According to article in today’s Washington Post:

In a sign of how Biden has already elevated the issue, he discussed the topic with every European head of state with whom he spoke on Tuesday, including the leaders of Britain, France, Germany and Ireland. Biden has started frequently referring to the climate “crisis,” suggesting a heightened level of urgency.
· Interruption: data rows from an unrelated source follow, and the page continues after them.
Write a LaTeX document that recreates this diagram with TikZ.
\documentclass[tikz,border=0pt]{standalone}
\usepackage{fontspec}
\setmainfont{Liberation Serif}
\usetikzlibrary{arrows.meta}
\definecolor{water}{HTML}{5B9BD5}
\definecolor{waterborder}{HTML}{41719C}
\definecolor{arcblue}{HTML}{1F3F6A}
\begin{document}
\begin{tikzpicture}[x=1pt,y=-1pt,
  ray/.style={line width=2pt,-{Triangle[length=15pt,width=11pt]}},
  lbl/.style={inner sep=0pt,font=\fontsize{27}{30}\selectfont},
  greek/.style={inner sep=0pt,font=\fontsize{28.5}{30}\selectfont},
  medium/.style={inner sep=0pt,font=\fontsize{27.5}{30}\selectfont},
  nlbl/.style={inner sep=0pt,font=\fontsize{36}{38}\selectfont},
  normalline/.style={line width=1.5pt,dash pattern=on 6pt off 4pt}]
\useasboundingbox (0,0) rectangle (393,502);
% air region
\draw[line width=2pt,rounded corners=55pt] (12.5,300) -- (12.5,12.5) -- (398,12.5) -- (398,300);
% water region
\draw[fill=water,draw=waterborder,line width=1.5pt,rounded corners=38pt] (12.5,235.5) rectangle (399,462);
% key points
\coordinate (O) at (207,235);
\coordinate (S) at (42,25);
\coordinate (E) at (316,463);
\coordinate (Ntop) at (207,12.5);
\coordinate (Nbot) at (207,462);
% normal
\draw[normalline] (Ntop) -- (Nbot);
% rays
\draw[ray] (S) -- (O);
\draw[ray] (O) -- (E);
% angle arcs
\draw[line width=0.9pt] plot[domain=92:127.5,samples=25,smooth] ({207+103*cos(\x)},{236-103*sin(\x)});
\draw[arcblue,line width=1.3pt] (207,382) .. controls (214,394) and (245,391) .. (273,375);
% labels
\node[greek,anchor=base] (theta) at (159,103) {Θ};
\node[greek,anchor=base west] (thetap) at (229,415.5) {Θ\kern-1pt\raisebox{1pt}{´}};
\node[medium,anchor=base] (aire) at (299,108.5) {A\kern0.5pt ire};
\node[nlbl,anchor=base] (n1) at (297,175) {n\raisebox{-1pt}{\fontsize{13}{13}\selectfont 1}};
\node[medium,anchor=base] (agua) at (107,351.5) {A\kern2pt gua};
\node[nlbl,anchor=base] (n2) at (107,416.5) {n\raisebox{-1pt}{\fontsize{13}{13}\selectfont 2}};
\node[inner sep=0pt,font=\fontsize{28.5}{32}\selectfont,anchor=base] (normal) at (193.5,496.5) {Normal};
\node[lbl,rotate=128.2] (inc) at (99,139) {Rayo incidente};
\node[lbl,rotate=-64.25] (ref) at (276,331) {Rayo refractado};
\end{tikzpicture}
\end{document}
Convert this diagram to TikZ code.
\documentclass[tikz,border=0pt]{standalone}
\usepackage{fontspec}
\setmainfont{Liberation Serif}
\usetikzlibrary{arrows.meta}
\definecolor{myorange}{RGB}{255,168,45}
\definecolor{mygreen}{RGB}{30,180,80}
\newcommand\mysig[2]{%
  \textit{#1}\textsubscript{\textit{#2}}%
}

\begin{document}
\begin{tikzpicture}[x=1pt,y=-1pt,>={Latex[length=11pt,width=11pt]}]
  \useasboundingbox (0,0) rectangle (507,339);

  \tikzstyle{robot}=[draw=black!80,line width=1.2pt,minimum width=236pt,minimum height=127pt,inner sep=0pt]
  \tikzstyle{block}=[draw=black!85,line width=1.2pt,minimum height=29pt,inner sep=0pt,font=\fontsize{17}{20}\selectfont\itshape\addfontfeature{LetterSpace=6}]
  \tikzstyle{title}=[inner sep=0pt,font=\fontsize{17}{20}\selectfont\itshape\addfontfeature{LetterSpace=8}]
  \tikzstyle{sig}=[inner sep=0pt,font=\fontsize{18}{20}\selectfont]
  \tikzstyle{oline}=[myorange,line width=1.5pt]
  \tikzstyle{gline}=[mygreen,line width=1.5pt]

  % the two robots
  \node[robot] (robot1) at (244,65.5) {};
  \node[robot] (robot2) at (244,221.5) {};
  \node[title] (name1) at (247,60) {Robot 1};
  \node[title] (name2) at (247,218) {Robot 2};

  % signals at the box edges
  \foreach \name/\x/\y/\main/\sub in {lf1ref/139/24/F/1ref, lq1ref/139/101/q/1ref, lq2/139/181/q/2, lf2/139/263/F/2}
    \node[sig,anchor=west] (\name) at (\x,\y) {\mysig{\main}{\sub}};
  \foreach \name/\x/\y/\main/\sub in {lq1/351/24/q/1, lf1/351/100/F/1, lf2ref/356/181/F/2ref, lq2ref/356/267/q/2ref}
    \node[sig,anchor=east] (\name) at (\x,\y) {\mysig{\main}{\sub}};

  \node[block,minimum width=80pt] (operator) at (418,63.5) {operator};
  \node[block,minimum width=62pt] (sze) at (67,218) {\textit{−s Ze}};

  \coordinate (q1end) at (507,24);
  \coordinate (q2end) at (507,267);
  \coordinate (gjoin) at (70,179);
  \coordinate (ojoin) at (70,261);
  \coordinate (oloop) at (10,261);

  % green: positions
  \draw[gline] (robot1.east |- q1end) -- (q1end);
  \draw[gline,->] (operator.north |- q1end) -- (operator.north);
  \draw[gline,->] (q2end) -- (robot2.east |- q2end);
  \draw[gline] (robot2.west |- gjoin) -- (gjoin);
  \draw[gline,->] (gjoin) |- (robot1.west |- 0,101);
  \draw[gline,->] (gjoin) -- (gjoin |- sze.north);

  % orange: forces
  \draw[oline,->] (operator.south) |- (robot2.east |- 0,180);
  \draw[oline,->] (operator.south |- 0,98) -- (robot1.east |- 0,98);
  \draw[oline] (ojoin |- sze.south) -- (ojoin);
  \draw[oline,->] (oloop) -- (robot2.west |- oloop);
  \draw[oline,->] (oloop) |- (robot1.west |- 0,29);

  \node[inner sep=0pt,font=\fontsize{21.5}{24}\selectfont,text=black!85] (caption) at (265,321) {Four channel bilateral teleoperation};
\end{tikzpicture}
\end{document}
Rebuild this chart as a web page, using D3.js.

A team of former Obama administration officials and experts have created a 300-page blueprint laying out a holistic approach to the climate while avoiding some of the pitfalls that hampered President Barack Obama, who shared some of the same goals but was unable to enact all of them. Dubbed the Climate 21 Project, it took a year and a half to develop and was delivered recently to Biden’s transition team. The document outlines how the incoming administration could restructure aspects of the government to move faster on global warming.

For more, see:

Climate 21 Project.

2 Responses to US Environmental Policy (Part 2)

  1. Steve Huntsman says:

    I would guess that the Biden administration will also restart the practice of declassifying intelligence data to help assess climate change:

    • D. James Baker and Linda Zall, The Medea program: opening a window into a new Earth science data, Oceanography 33 (2020), 20–31.